[start Data listing]

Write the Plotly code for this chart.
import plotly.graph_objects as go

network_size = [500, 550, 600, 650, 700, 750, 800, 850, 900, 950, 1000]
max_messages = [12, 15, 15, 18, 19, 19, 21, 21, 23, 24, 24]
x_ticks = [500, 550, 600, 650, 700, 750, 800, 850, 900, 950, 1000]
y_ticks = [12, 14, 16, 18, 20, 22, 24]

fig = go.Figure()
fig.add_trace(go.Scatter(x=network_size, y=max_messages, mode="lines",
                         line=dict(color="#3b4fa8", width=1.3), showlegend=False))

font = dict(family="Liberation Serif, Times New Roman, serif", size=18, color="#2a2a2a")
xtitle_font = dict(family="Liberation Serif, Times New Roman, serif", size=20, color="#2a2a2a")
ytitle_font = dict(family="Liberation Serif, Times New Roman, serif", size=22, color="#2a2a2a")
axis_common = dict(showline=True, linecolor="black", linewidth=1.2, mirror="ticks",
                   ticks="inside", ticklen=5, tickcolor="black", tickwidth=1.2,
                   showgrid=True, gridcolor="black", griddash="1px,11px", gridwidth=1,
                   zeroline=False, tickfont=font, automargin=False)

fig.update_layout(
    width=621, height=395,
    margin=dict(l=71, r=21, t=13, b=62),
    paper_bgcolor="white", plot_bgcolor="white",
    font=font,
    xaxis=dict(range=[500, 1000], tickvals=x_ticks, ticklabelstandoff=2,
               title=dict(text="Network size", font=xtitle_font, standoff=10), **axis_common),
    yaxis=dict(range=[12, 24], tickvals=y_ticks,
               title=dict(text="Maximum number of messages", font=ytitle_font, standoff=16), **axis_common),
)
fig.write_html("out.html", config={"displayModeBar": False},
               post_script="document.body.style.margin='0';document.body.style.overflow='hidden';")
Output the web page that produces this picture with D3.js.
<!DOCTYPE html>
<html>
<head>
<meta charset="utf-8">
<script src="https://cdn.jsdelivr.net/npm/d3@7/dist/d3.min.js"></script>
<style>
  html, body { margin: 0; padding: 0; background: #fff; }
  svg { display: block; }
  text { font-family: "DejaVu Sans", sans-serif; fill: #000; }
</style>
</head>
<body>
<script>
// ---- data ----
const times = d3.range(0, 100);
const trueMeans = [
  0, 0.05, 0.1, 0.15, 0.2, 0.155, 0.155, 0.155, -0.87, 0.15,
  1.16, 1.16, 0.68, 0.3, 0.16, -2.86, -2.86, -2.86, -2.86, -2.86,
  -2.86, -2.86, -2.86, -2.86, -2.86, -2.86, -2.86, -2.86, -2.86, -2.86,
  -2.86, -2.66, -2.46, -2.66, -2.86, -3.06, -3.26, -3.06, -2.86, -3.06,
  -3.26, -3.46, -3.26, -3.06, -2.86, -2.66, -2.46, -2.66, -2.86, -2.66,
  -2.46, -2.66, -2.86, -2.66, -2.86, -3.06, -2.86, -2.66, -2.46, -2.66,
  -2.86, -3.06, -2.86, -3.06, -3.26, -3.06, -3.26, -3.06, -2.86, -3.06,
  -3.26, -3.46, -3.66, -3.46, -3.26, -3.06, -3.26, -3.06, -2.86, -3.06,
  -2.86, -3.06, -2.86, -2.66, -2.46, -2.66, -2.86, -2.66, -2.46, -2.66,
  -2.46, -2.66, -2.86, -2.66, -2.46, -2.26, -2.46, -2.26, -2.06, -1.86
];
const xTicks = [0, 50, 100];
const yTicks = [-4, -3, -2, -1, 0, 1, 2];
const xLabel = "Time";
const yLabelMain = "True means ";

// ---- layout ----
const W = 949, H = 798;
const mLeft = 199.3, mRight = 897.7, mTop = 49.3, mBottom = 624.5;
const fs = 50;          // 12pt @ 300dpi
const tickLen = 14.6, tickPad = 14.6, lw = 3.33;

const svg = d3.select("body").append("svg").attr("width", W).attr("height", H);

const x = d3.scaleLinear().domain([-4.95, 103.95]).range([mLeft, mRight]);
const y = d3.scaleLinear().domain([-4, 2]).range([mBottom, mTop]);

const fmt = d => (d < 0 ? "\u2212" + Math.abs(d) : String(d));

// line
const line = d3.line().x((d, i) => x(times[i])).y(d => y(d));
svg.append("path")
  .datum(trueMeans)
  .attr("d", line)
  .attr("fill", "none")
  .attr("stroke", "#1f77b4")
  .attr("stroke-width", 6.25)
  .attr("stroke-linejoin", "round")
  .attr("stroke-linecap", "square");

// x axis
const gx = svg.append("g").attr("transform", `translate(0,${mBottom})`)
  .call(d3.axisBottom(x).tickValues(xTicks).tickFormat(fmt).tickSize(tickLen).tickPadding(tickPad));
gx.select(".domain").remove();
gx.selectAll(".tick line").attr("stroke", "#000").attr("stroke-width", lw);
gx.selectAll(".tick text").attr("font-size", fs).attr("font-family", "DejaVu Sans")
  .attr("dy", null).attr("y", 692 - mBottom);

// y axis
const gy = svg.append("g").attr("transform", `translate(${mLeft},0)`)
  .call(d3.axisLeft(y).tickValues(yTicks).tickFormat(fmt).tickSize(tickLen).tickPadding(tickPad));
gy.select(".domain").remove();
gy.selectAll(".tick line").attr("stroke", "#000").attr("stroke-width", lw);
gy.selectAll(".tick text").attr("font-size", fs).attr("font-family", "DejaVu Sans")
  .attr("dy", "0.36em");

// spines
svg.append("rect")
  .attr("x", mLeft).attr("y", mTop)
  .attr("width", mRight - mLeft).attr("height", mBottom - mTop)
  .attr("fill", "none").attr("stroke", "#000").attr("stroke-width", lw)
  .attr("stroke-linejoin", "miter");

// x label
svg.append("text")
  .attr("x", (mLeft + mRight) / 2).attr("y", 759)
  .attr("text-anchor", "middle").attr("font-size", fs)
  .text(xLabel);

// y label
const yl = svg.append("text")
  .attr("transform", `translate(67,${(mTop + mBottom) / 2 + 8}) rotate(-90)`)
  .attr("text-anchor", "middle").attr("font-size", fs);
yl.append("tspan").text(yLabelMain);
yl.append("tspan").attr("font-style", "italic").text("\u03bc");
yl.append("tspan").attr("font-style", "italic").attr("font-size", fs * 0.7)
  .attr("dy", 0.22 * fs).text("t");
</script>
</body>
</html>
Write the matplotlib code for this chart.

[end Data listing]

## Exercise brief
Using the data above, output each line exactly.

## Exercise result
Write the Plotly code for this chart.
import plotly.graph_objects as go

network_size = [500, 550, 600, 650, 700, 750, 800, 850, 900, 950, 1000]
max_messages = [12, 15, 15, 18, 19, 19, 21, 21, 23, 24, 24]
x_ticks = [500, 550, 600, 650, 700, 750, 800, 850, 900, 950, 1000]
y_ticks = [12, 14, 16, 18, 20, 22, 24]

fig = go.Figure()
fig.add_trace(go.Scatter(x=network_size, y=max_messages, mode="lines",
                         line=dict(color="#3b4fa8", width=1.3), showlegend=False))

font = dict(family="Liberation Serif, Times New Roman, serif", size=18, color="#2a2a2a")
xtitle_font = dict(family="Liberation Serif, Times New Roman, serif", size=20, color="#2a2a2a")
ytitle_font = dict(family="Liberation Serif, Times New Roman, serif", size=22, color="#2a2a2a")
axis_common = dict(showline=True, linecolor="black", linewidth=1.2, mirror="ticks",
                   ticks="inside", ticklen=5, tickcolor="black", tickwidth=1.2,
                   showgrid=True, gridcolor="black", griddash="1px,11px", gridwidth=1,
                   zeroline=False, tickfont=font, automargin=False)

fig.update_layout(
    width=621, height=395,
    margin=dict(l=71, r=21, t=13, b=62),
    paper_bgcolor="white", plot_bgcolor="white",
    font=font,
    xaxis=dict(range=[500, 1000], tickvals=x_ticks, ticklabelstandoff=2,
               title=dict(text="Network size", font=xtitle_font, standoff=10), **axis_common),
    yaxis=dict(range=[12, 24], tickvals=y_ticks,
               title=dict(text="Maximum number of messages", font=ytitle_font, standoff=16), **axis_common),
)
fig.write_html("out.html", config={"displayModeBar": False},
               post_script="document.body.style.margin='0';document.body.style.overflow='hidden';")
Output the web page that produces this picture with D3.js.
<!DOCTYPE html>
<html>
<head>
<meta charset="utf-8">
<script src="https://cdn.jsdelivr.net/npm/d3@7/dist/d3.min.js"></script>
<style>
  html, body { margin: 0; padding: 0; background: #fff; }
  svg { display: block; }
  text { font-family: "DejaVu Sans", sans-serif; fill: #000; }
</style>
</head>
<body>
<script>
// ---- data ----
const times = d3.range(0, 100);
const trueMeans = [
  0, 0.05, 0.1, 0.15, 0.2, 0.155, 0.155, 0.155, -0.87, 0.15,
  1.16, 1.16, 0.68, 0.3, 0.16, -2.86, -2.86, -2.86, -2.86, -2.86,
  -2.86, -2.86, -2.86, -2.86, -2.86, -2.86, -2.86, -2.86, -2.86, -2.86,
  -2.86, -2.66, -2.46, -2.66, -2.86, -3.06, -3.26, -3.06, -2.86, -3.06,
  -3.26, -3.46, -3.26, -3.06, -2.86, -2.66, -2.46, -2.66, -2.86, -2.66,
  -2.46, -2.66, -2.86, -2.66, -2.86, -3.06, -2.86, -2.66, -2.46, -2.66,
  -2.86, -3.06, -2.86, -3.06, -3.26, -3.06, -3.26, -3.06, -2.86, -3.06,
  -3.26, -3.46, -3.66, -3.46, -3.26, -3.06, -3.26, -3.06, -2.86, -3.06,
  -2.86, -3.06, -2.86, -2.66, -2.46, -2.66, -2.86, -2.66, -2.46, -2.66,
  -2.46, -2.66, -2.86, -2.66, -2.46, -2.26, -2.46, -2.26, -2.06, -1.86
];
const xTicks = [0, 50, 100];
const yTicks = [-4, -3, -2, -1, 0, 1, 2];
const xLabel = "Time";
const yLabelMain = "True means ";

// ---- layout ----
const W = 949, H = 798;
const mLeft = 199.3, mRight = 897.7, mTop = 49.3, mBottom = 624.5;
const fs = 50;          // 12pt @ 300dpi
const tickLen = 14.6, tickPad = 14.6, lw = 3.33;

const svg = d3.select("body").append("svg").attr("width", W).attr("height", H);

const x = d3.scaleLinear().domain([-4.95, 103.95]).range([mLeft, mRight]);
const y = d3.scaleLinear().domain([-4, 2]).range([mBottom, mTop]);

const fmt = d => (d < 0 ? "\u2212" + Math.abs(d) : String(d));

// line
const line = d3.line().x((d, i) => x(times[i])).y(d => y(d));
svg.append("path")
  .datum(trueMeans)
  .attr("d", line)
  .attr("fill", "none")
  .attr("stroke", "#1f77b4")
  .attr("stroke-width", 6.25)
  .attr("stroke-linejoin", "round")
  .attr("stroke-linecap", "square");

// x axis
const gx = svg.append("g").attr("transform", `translate(0,${mBottom})`)
  .call(d3.axisBottom(x).tickValues(xTicks).tickFormat(fmt).tickSize(tickLen).tickPadding(tickPad));
gx.select(".domain").remove();
gx.selectAll(".tick line").attr("stroke", "#000").attr("stroke-width", lw);
gx.selectAll(".tick text").attr("font-size", fs).attr("font-family", "DejaVu Sans")
  .attr("dy", null).attr("y", 692 - mBottom);

// y axis
const gy = svg.append("g").attr("transform", `translate(${mLeft},0)`)
  .call(d3.axisLeft(y).tickValues(yTicks).tickFormat(fmt).tickSize(tickLen).tickPadding(tickPad));
gy.select(".domain").remove();
gy.selectAll(".tick line").attr("stroke", "#000").attr("stroke-width", lw);
gy.selectAll(".tick text").attr("font-size", fs).attr("font-family", "DejaVu Sans")
  .attr("dy", "0.36em");

// spines
svg.append("rect")
  .attr("x", mLeft).attr("y", mTop)
  .attr("width", mRight - mLeft).attr("height", mBottom - mTop)
  .attr("fill", "none").attr("stroke", "#000").attr("stroke-width", lw)
  .attr("stroke-linejoin", "miter");

// x label
svg.append("text")
  .attr("x", (mLeft + mRight) / 2).attr("y", 759)
  .attr("text-anchor", "middle").attr("font-size", fs)
  .text(xLabel);

// y label
const yl = svg.append("text")
  .attr("transform", `translate(67,${(mTop + mBottom) / 2 + 8}) rotate(-90)`)
  .attr("text-anchor", "middle").attr("font-size", fs);
yl.append("tspan").text(yLabelMain);
yl.append("tspan").attr("font-style", "italic").text("\u03bc");
yl.append("tspan").attr("font-style", "italic").attr("font-size", fs * 0.7)
  .attr("dy", 0.22 * fs).text("t");
</script>
</body>
</html>
Write the matplotlib code for this chart.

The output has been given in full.